Lawyers for Jackson Women’s Health Organization, the only licensed abortion clinic in Mississippi, and Sacheen Carr-Ellis, the clinic’s medical director, told the justices there is no way to sustain the controversial law without effectively overturning Roe. They urged the court to “reject the invitation to jettison a half-century of settled precedent.”

“Accepting Mississippi’s request to abandon the viability line would turn back the clock for generations who have never known what it means to be without the fundamental right to make the decision whether to continue a pregnancy,” Julie Rikelman, the senior litigation director for the Center for Reproductive Rights who is representing the clinic, argued in court papers.

The case comes as states hostile to Roe across the country are moving aggressively to pass abortion restrictions.

“Over 100 restrictions passed this year,” said Nancy Northup, president of the Center for Reproductive Rights, said in a conference call with reporters before the arguments.

She noted that 54,000 to 63,000 people get abortions after 15 weeks every year in the US and that if Roe were overturned, nearly half the states would ban abortion entirely.
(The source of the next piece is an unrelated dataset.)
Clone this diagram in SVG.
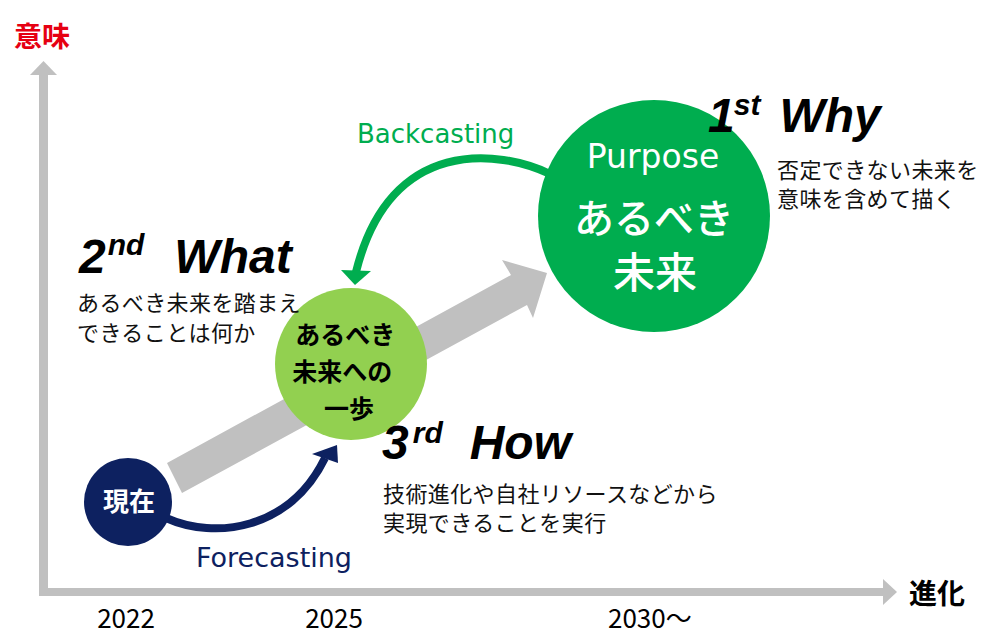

Twelve states have so called “trigger” laws in place designed to ban abortion immediately. Nine more have pre-Roe bans on the books and the rest have legislatures historically hostile to Roe.

A district court had blocked the Mississippi law, holding that it is in direct violation of Supreme Court precedent legalizing abortion nationwide prior to viability, which can occur at around 23-24 weeks of pregnancy.

A panel of judges on the 5th US Circuit Court of Appeals agreed with the district court holding that in an “unbroken line dating to Roe v. Wade, the Supreme Court’s abortion cases have established (and affirmed and re-affirmed) a woman’s right to choose an abortion before viability.” The court said states may “regulate abortion procedures prior to viability” so long as they do not ban abortion. “The law at issue is a ban,” the court held.

Mississippi appealed the decision to the Supreme Court, and after the justices agreed to hear the case, the state raised the stakes and argued that the justices should not only uphold the law but also invalidate Roe and Casey.

This story is breaking and will be updated.